Hoover Daily Report

How Big Government Hurts the Average Joe

via Wall Street Journal
Friday, August 5, 2011

During the debt-ceiling debate, President Obama characterized his push for higher taxes and less aggressive budget cuts as being helpful to the middle class. The claim was that failing to raise taxes on high-income earners would place a disproportionate share of the pain on the rest. But it is our record-high government spending, not the failure to raise taxes on the rich, that is the typical American's largest long-term problem.

Workers do well only when the economy grows at a healthy and consistent pace. The biggest threat to long-term economic growth is government growth of the magnitude that characterized the past two years and that is forecast for our future.

Our current problems are not a result of acts of nature. They stem from policy choices that dramatically increased the size of the government. In the past two years, the federal budget has grown by a whopping 16%. Importantly, growth in agency budgets other than Defense exceeded that in Defense, despite the surge in Afghanistan. The budget for Health and Human Services, for example, home to Medicare and Medicaid, rose a hefty 22%, as compared with 12% for Defense.

The sum of 11 other agencies, such as the Departments of Agriculture, Education and Labor, which combined account for more annual spending than Defense, experienced an increase of more than 50% over the two-year period. Some of the budget increases, like those associated with unemployment insurance, should disappear when the economy rebounds, but much of the addition is permanent and is reflected in the president's projected future budget numbers.

What has the increase bought us? The president would have us believe that but for the stimulus, the economy would have sunk into the next Great Depression. The numbers tell a different story. Estimates of the effect of the stimulus on gross domestic product (GDP) range from zero to three percentage points of GDP. The current recession set GDP back by nine percentage points relative to where it would have been had times been normal.

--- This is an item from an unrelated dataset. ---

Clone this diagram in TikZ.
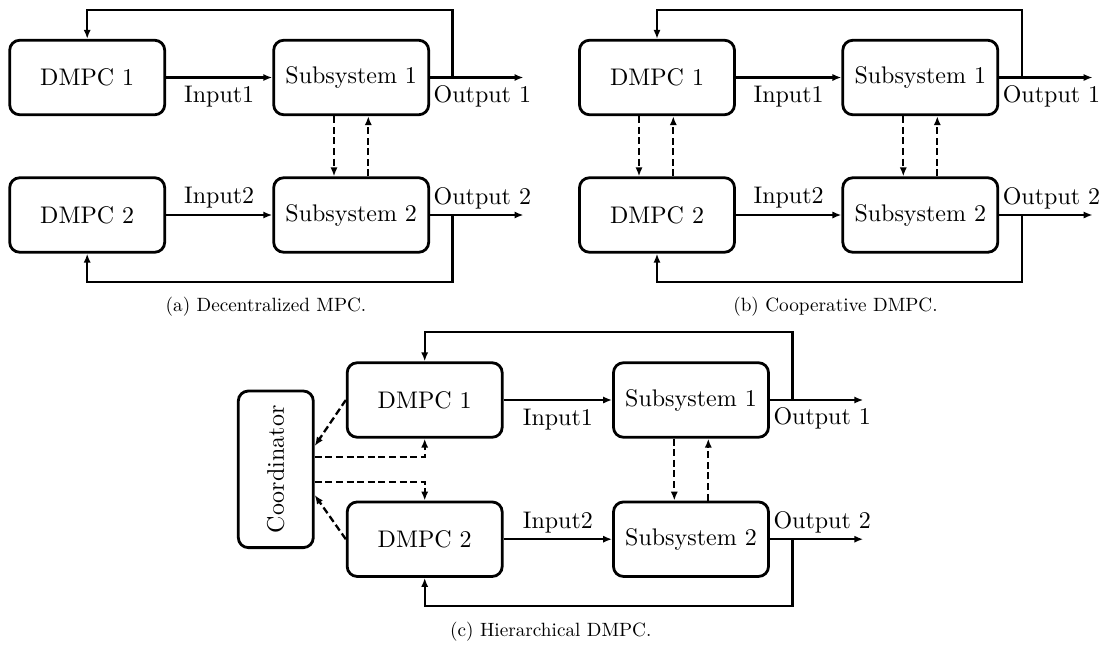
\documentclass[tikz,border=0pt]{standalone}
\usetikzlibrary{arrows.meta,calc}
\newcommand{\sctext}[1]{\scalebox{1.2}{#1}}
\tikzset{
 blk/.style={draw, line width=1.4pt, rounded corners=5pt, minimum width=77.5pt, minimum height=37.25pt, inner sep=0pt, font=\fontsize{10}{12}\selectfont},
 arr/.style={line width=1.15pt, -{Latex[length=4.5pt,width=3.6pt]}},
 darr/.style={arr, dash pattern=on 3.5pt off 1.8pt},
 lblb/.style={font=\fontsize{10}{12}\selectfont, inner xsep=1.6pt, inner ysep=3.8pt},
 lbla/.style={font=\fontsize{10}{12}\selectfont, inner xsep=1.6pt, inner ysep=2.7pt},
 captext/.style={font=\fontsize{9.6}{11.5}\selectfont},
}
\begin{document}
\begin{tikzpicture}[x=0.5pt,y=-0.5pt]
\useasboundingbox (0,0) rectangle (1104,645);
% ---------- (a)
\node[blk] (a-d1) at (87.2,77.5) {\sctext{DMPC 1}};
\node[blk] (a-s1) at (351.2,77.5) {\sctext{Subsystem 1}};
\node[blk] (a-d2) at (87.2,215) {\sctext{DMPC 2}};
\node[blk] (a-s2) at (351.2,215) {\sctext{Subsystem 2}};
\draw[arr] (a-d1) -- node[lblb,below]{\sctext{Input1}} (a-s1);
\draw[arr] (a-d2) -- node[lbla,above]{\sctext{Input2}} (a-s2);
\coordinate (a-o1) at ($(a-s1.east)+(93.4,0)$);
\coordinate (a-o2) at ($(a-s2.east)+(93.4,0)$);
\draw[arr] (a-s1.east) -- (a-o1);
\draw[arr] (a-s2.east) -- (a-o2);
\node[lblb,anchor=north west] (a-l1) at (a-s1.east) {\sctext{Output 1}};
\node[lbla,anchor=south west] (a-l2) at (a-s2.east) {\sctext{Output 2}};
\draw[arr] ($(a-s1.east)+(22.4,0)$) -- ++(0,-67.5) -| (a-d1.north);
\draw[arr] ($(a-s2.east)+(22.4,0)$) -- ++(0,67) -| (a-d2.south);
\draw[darr] ($(a-s1.south)+(-17.2,0)$) -- ($(a-s2.north)+(-17.2,0)$);
\draw[darr] ($(a-s2.north)+(17.1,0)$) -- ($(a-s1.south)+(17.1,0)$);
\node[captext] (a-cap) at (266,306.7) {(a) Decentralized MPC.};
% ---------- (b)
\node[blk] (b-d1) at (657,77.5) {\sctext{DMPC 1}};
\node[blk] (b-s1) at (920.3,77.5) {\sctext{Subsystem 1}};
\node[blk] (b-d2) at (657,215) {\sctext{DMPC 2}};
\node[blk] (b-s2) at (920.3,215) {\sctext{Subsystem 2}};
\draw[arr] (b-d1) -- node[lblb,below]{\sctext{Input1}} (b-s1);
\draw[arr] (b-d2) -- node[lbla,above]{\sctext{Input2}} (b-s2);
\coordinate (b-o1) at ($(b-s1.east)+(93.4,0)$);
\coordinate (b-o2) at ($(b-s2.east)+(93.4,0)$);
\draw[arr] (b-s1.east) -- (b-o1);
\draw[arr] (b-s2.east) -- (b-o2);
\node[lblb,anchor=north west] (b-l1) at (b-s1.east) {\sctext{Output 1}};
\node[lbla,anchor=south west] (b-l2) at (b-s2.east) {\sctext{Output 2}};
\draw[arr] ($(b-s1.east)+(22.7,0)$) -- ++(0,-67.5) -| (b-d1.north);
\draw[arr] ($(b-s2.east)+(22.7,0)$) -- ++(0,67) -| (b-d2.south);
\draw[darr] ($(b-s1.south)+(-17,0)$) -- ($(b-s2.north)+(-17,0)$);
\draw[darr] ($(b-s2.north)+(17,0)$) -- ($(b-s1.south)+(17,0)$);
\draw[darr] ($(b-d1.south)+(-18,0)$) -- ($(b-d2.north)+(-18,0)$);
\draw[darr] ($(b-d2.north)+(16.3,0)$) -- ($(b-d1.south)+(16.3,0)$);
\node[captext] (b-cap) at (835.5,306.7) {(b) Cooperative DMPC.};
% ---------- (c)
\node[blk] (c-d1) at (424.7,400) {\sctext{DMPC 1}};
\node[blk] (c-s1) at (691,400) {\sctext{Subsystem 1}};
\node[blk] (c-d2) at (424.7,539.2) {\sctext{DMPC 2}};
\node[blk] (c-s2) at (691,539.2) {\sctext{Subsystem 2}};
\node[blk, minimum width=37.5pt, minimum height=78.3pt] (c-co) at (275.8,469.3) {\rotatebox{90}{\sctext{Coordinator}}};
\draw[arr] (c-d1) -- node[lblb,below]{\sctext{Input1}} (c-s1);
\draw[arr] (c-d2) -- node[lbla,above]{\sctext{Input2}} (c-s2);
\coordinate (c-o1) at ($(c-s1.east)+(93.4,0)$);
\coordinate (c-o2) at ($(c-s2.east)+(93.4,0)$);
\draw[arr] (c-s1.east) -- (c-o1);
\draw[arr] (c-s2.east) -- (c-o2);
\node[lblb,anchor=north west] (c-l1) at (c-s1.east) {\sctext{Output 1}};
\node[lbla,anchor=south west] (c-l2) at (c-s2.east) {\sctext{Output 2}};
\draw[arr] ($(c-s1.east)+(22.5,0)$) -- ++(0,-68.3) -| (c-d1.north);
\draw[arr] ($(c-s2.east)+(22.5,0)$) -- ++(0,66.8) -| (c-d2.south);
\draw[darr] ($(c-s1.south)+(-16.7,0)$) -- ($(c-s2.north)+(-16.7,0)$);
\draw[darr] ($(c-s2.north)+(17.3,0)$) -- ($(c-s1.south)+(17.3,0)$);
\draw[darr] (c-d1.west) -- ($(c-co.east)+(0,-23.3)$);
\draw[darr] ($(c-co.east)+(0,-12.6)$) -| (c-d1.south);
\draw[darr] ($(c-co.east)+(0,12.4)$) -| (c-d2.north);
\draw[darr] (c-d2.west) -- ($(c-co.east)+(0,25.7)$);
\node[captext] (c-cap) at (550.8,631.7) {(c) Hierarchical DMPC.};
\end{tikzpicture}
\end{document}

If we accept the most generous estimates, with no stimulus the recession would have meant a 12 percentage point decline in GDP rather than a nine point decline. The Great Depression was about a 34 percentage point reduction in GDP relative to normal times. Even without the stimulus, our current recession would have been nothing like the Great Depression.

What about the president's claim that unemployment would be far worse without the stimulus? Despite the jobs the stimulus supposedly saved, there are two million fewer people working today than there were when the stimulus was enacted in early 2009. The unemployment rate, at 9.2%, is about one and a half percentage points higher now than then.

Furthermore, the price of the stimulus is what appears to be a permanent increase in the size of government that will continue to slow economic growth. Most economists believe that high debt and high taxes each contributes to slow economic growth, which hurts workers both in the short and long run.

In the short run, job growth is very closely linked to GDP growth. If the economy is not growing, then jobs are not being added. Data from the U.S. over the past 45 years reveal that a 1% increase in GDP generally leads to job growth of about 0.6%. As a result, to get back to pre-recession employment levels, we will need about 10% of GDP growth. At the meager growth rates we've seen during this recovery, that will require three to five years.

In the long run, wage growth suffers when GDP growth is weak. Labor productivity grows when technology advances as a result of capital investment, human or physical. But high taxes and the increased interest rates caused by high government debt reduce investment, which in turn impedes growth in labor productivity.

Over a period of four years or so, wages rise directly with labor productivity. A 1% increase in productivity translates into a 1% increase in wages. If economic growth suffers because of big government, so too will growth in labor productivity and in the typical American's wages.

The recent debt-ceiling debate was more than partisan politics. Although more could have been achieved by the compromise debt-ceiling legislation, it is encouraging that Congress took some action to limit the growth of government. If the legislation plays out as planned and is followed by even more action in the same direction, the typical American will have less to fear.

Mr. Lazear, chairman of the President's Council of Economic Advisers from 2006-2009, is a professor at Stanford University's Graduate School of Business and a Hoover Institution fellow.